WHAT THE TASK ASKS:
Your task is to copy a single run of lines that starts at the line with "Emit a Python" and stops at the line with "import numpy as np", keeping both ends. Copy nothing else.

RECORDS TO PROCESS:
■ ■ ■
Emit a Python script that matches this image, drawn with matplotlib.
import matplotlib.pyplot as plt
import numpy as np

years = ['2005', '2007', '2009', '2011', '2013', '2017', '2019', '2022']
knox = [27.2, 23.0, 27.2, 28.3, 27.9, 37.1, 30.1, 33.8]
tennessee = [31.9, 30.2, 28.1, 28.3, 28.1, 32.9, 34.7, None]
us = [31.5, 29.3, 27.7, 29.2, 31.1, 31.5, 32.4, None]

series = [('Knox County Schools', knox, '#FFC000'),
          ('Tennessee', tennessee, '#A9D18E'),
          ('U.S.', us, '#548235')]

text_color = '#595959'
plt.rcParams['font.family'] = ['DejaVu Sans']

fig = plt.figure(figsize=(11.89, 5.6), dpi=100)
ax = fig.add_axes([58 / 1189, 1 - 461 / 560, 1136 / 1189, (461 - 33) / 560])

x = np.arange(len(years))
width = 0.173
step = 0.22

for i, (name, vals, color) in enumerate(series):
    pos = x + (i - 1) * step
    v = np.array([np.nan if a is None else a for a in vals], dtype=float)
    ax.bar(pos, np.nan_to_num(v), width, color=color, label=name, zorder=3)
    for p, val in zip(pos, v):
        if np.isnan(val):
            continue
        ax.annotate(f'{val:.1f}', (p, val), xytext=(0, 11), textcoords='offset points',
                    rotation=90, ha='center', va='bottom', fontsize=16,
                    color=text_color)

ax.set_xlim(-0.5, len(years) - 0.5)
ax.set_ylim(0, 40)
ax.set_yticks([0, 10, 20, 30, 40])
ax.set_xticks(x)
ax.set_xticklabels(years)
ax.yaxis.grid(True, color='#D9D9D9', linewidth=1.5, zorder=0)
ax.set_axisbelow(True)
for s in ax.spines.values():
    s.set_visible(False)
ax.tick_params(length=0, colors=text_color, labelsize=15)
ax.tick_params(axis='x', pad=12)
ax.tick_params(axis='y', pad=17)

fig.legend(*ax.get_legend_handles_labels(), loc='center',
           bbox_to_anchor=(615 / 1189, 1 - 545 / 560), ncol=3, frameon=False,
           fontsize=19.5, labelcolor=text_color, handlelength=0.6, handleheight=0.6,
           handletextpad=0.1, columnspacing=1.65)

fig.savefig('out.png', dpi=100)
■ ■ ■
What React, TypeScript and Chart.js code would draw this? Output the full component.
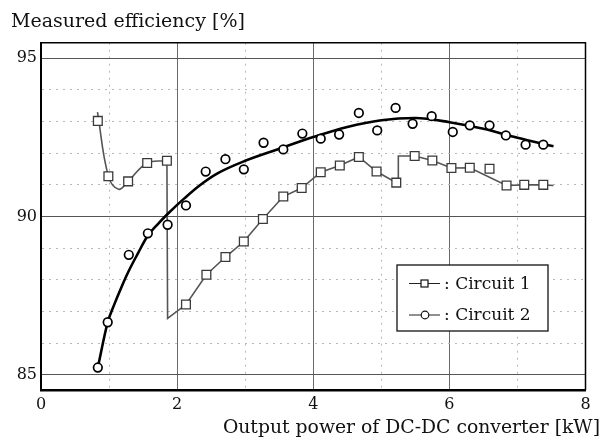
■ ■ ■
SOLUTION TO THIS TASK:
Emit a Python script that matches this image, drawn with matplotlib.
import matplotlib.pyplot as plt
import numpy as np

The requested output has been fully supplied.